## DATASET
++++++++

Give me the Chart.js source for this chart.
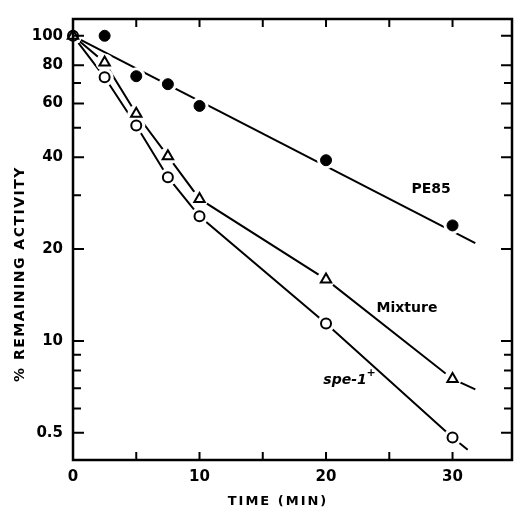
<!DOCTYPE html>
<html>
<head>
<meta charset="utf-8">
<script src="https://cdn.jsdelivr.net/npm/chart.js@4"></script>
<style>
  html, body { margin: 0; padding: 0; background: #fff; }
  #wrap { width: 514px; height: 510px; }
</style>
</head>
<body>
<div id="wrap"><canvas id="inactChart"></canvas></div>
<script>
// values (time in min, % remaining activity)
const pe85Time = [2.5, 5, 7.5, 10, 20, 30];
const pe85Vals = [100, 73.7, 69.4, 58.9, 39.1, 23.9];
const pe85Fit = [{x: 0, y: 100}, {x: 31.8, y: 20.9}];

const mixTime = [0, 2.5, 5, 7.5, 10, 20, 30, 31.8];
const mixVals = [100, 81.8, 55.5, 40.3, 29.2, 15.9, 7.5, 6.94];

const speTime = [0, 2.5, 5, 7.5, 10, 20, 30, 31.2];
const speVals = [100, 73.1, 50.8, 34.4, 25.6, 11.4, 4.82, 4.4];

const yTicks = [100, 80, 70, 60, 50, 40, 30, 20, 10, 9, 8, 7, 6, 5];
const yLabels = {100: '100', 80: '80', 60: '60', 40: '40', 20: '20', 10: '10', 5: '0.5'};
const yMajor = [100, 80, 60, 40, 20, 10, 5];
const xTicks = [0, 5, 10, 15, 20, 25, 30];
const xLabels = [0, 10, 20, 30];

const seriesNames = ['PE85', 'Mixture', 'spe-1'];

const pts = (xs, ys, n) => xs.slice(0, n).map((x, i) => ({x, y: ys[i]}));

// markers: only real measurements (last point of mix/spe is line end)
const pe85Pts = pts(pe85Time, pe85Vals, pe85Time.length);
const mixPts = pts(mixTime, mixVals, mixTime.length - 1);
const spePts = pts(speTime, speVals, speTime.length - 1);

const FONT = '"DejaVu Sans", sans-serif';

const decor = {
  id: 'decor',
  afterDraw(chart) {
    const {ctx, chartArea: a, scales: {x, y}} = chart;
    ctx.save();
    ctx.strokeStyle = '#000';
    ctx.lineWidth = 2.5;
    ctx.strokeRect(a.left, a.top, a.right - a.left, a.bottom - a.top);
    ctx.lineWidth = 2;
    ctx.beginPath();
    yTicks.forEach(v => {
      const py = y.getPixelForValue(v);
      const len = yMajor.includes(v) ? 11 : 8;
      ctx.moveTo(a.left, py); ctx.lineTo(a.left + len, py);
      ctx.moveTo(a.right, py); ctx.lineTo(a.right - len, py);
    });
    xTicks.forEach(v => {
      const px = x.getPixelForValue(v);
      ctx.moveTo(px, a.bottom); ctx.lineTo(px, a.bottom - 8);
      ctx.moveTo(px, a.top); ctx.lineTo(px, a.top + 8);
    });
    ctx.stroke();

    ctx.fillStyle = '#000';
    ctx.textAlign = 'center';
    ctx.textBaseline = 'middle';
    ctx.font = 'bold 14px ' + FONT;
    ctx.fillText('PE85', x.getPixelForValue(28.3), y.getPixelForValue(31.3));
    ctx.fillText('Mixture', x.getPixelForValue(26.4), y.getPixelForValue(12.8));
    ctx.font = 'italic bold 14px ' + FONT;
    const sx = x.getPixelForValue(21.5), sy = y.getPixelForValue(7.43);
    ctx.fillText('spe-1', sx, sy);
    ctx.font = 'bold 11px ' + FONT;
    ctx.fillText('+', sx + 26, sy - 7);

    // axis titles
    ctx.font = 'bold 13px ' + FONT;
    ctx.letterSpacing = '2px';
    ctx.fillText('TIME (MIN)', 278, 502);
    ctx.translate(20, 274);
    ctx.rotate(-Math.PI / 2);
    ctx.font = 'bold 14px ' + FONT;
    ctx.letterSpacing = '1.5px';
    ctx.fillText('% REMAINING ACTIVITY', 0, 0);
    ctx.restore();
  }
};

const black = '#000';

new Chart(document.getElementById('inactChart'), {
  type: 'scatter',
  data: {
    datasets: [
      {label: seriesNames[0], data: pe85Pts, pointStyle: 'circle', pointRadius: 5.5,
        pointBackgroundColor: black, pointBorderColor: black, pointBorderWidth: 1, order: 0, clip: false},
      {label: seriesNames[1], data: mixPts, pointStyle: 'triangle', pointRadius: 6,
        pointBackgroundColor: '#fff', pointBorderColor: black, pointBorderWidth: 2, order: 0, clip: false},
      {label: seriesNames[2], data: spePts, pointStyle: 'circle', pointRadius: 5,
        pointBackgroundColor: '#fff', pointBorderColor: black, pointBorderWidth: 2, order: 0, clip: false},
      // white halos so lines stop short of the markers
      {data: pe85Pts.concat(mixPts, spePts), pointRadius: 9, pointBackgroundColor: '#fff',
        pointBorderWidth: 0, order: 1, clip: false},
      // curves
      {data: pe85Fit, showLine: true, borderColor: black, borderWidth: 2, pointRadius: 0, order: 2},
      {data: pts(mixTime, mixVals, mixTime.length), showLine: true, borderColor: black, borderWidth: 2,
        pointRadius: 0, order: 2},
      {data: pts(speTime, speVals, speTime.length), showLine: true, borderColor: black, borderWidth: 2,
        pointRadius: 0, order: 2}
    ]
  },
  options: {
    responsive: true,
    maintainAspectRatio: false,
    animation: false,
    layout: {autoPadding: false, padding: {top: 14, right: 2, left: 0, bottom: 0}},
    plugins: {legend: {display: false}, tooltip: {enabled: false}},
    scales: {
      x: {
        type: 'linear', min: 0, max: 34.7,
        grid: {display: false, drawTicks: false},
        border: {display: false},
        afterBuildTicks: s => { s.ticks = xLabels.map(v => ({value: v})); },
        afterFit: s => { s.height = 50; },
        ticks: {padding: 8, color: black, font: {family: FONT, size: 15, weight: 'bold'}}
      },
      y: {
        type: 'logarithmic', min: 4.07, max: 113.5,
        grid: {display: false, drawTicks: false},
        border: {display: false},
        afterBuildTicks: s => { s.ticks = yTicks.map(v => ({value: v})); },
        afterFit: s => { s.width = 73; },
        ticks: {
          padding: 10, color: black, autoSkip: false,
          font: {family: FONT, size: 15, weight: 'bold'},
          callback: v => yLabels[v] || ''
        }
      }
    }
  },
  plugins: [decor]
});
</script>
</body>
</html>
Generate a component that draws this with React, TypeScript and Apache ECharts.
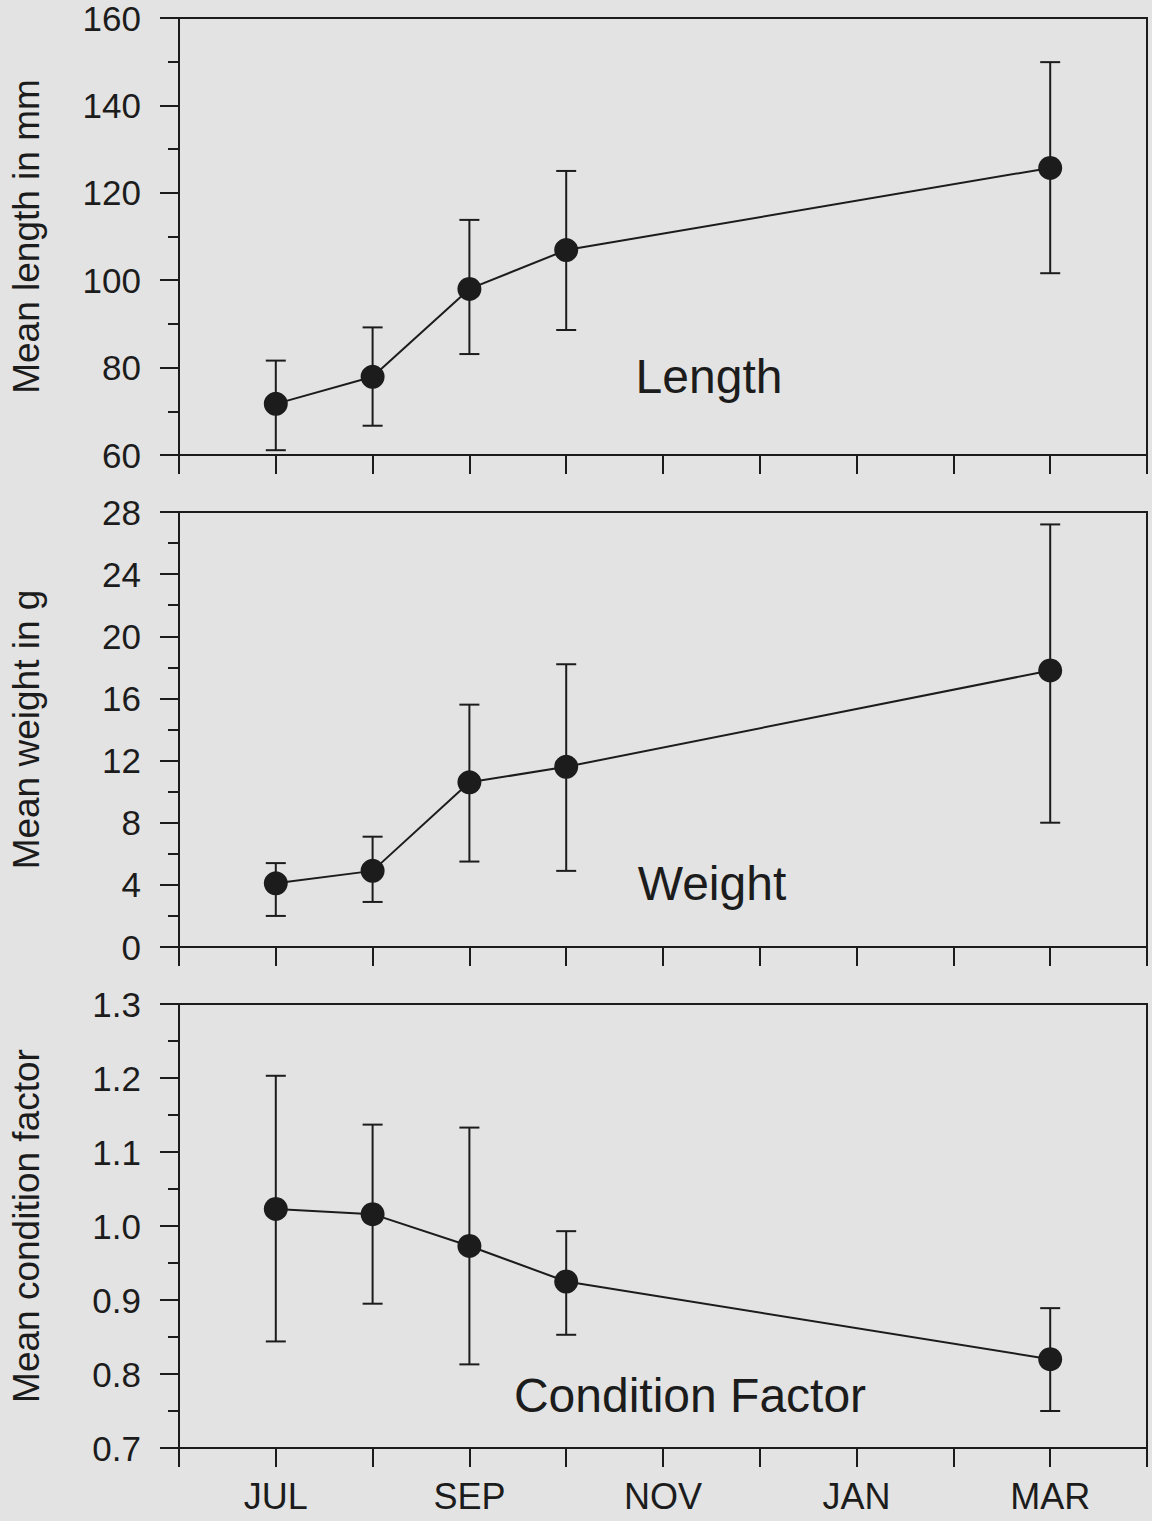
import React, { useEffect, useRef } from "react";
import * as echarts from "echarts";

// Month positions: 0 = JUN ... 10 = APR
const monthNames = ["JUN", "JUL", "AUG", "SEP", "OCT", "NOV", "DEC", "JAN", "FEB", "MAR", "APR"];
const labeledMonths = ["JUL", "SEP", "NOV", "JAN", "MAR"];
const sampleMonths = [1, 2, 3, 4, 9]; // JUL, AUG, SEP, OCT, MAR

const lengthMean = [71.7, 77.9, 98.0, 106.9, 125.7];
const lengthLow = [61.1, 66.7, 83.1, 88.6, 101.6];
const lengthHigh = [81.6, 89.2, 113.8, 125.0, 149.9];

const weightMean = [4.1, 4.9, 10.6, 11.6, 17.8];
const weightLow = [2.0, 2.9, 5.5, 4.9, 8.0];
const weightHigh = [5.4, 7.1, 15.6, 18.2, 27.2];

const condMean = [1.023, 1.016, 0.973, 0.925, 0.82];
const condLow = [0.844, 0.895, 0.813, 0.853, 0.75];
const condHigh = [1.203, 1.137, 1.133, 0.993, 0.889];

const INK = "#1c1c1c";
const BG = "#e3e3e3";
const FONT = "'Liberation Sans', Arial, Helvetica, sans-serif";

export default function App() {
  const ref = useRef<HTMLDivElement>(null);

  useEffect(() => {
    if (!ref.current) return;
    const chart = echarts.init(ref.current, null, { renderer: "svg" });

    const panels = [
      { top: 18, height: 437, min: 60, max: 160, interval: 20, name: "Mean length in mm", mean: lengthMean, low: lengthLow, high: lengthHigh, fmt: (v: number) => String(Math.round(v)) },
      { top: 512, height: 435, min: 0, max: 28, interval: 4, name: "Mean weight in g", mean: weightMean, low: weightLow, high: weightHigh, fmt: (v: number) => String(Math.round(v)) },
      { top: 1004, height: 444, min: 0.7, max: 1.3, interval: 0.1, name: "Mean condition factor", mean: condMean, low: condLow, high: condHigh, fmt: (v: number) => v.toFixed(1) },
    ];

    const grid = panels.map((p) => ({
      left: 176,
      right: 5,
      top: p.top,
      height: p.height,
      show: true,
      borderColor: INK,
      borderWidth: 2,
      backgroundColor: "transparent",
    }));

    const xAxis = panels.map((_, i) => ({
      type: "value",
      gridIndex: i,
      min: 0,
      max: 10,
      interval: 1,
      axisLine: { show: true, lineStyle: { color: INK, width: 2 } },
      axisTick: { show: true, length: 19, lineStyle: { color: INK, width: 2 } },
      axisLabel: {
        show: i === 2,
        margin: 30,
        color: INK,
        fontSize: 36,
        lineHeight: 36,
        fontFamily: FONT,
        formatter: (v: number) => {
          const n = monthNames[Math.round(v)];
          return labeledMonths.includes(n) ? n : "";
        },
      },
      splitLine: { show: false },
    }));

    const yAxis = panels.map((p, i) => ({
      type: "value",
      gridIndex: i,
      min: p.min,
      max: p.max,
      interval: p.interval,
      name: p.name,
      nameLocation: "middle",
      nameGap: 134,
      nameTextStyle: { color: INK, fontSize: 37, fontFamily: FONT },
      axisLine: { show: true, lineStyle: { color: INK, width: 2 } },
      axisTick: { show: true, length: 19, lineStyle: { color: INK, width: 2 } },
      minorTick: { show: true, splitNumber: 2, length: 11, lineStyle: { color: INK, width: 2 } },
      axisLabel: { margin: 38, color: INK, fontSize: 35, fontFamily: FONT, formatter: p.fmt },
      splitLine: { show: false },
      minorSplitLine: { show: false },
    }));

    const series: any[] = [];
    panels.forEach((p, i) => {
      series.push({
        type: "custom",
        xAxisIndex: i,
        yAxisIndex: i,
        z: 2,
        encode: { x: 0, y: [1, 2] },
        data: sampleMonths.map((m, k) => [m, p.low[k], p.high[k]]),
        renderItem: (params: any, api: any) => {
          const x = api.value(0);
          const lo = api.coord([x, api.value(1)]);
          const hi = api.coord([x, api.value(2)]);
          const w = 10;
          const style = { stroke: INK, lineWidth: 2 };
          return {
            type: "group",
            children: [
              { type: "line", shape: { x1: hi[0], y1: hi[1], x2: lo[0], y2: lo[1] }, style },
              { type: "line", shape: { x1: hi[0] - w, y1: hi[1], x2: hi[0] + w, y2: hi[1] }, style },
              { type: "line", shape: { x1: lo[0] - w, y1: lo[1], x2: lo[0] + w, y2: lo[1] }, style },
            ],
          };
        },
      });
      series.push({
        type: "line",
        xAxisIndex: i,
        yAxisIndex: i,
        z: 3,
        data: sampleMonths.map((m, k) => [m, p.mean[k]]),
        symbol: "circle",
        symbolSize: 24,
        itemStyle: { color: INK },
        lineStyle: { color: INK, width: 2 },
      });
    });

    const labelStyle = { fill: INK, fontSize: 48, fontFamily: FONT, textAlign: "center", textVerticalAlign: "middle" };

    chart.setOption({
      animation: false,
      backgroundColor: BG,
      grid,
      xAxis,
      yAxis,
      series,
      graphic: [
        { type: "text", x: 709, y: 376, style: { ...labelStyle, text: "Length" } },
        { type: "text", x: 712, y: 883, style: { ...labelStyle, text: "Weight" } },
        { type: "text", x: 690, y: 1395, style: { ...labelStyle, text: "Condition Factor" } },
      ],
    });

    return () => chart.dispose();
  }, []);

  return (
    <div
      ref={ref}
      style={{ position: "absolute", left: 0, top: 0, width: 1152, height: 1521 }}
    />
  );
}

++++++++

Nothing but the lines above, starting at the line that contains "Generate a component" and ending at the line that contains "const condHigh = [1.203, 1.137, 1.133, 0.993, 0.889];", should be given again, exactly and without the pictures.

## SOLUTION FOR THIS EXERCISE
Generate a component that draws this with React, TypeScript and Apache ECharts.
import React, { useEffect, useRef } from "react";
import * as echarts from "echarts";

// Month positions: 0 = JUN ... 10 = APR
const monthNames = ["JUN", "JUL", "AUG", "SEP", "OCT", "NOV", "DEC", "JAN", "FEB", "MAR", "APR"];
const labeledMonths = ["JUL", "SEP", "NOV", "JAN", "MAR"];
const sampleMonths = [1, 2, 3, 4, 9]; // JUL, AUG, SEP, OCT, MAR

const lengthMean = [71.7, 77.9, 98.0, 106.9, 125.7];
const lengthLow = [61.1, 66.7, 83.1, 88.6, 101.6];
const lengthHigh = [81.6, 89.2, 113.8, 125.0, 149.9];

const weightMean = [4.1, 4.9, 10.6, 11.6, 17.8];
const weightLow = [2.0, 2.9, 5.5, 4.9, 8.0];
const weightHigh = [5.4, 7.1, 15.6, 18.2, 27.2];

const condMean = [1.023, 1.016, 0.973, 0.925, 0.82];
const condLow = [0.844, 0.895, 0.813, 0.853, 0.75];
const condHigh = [1.203, 1.137, 1.133, 0.993, 0.889];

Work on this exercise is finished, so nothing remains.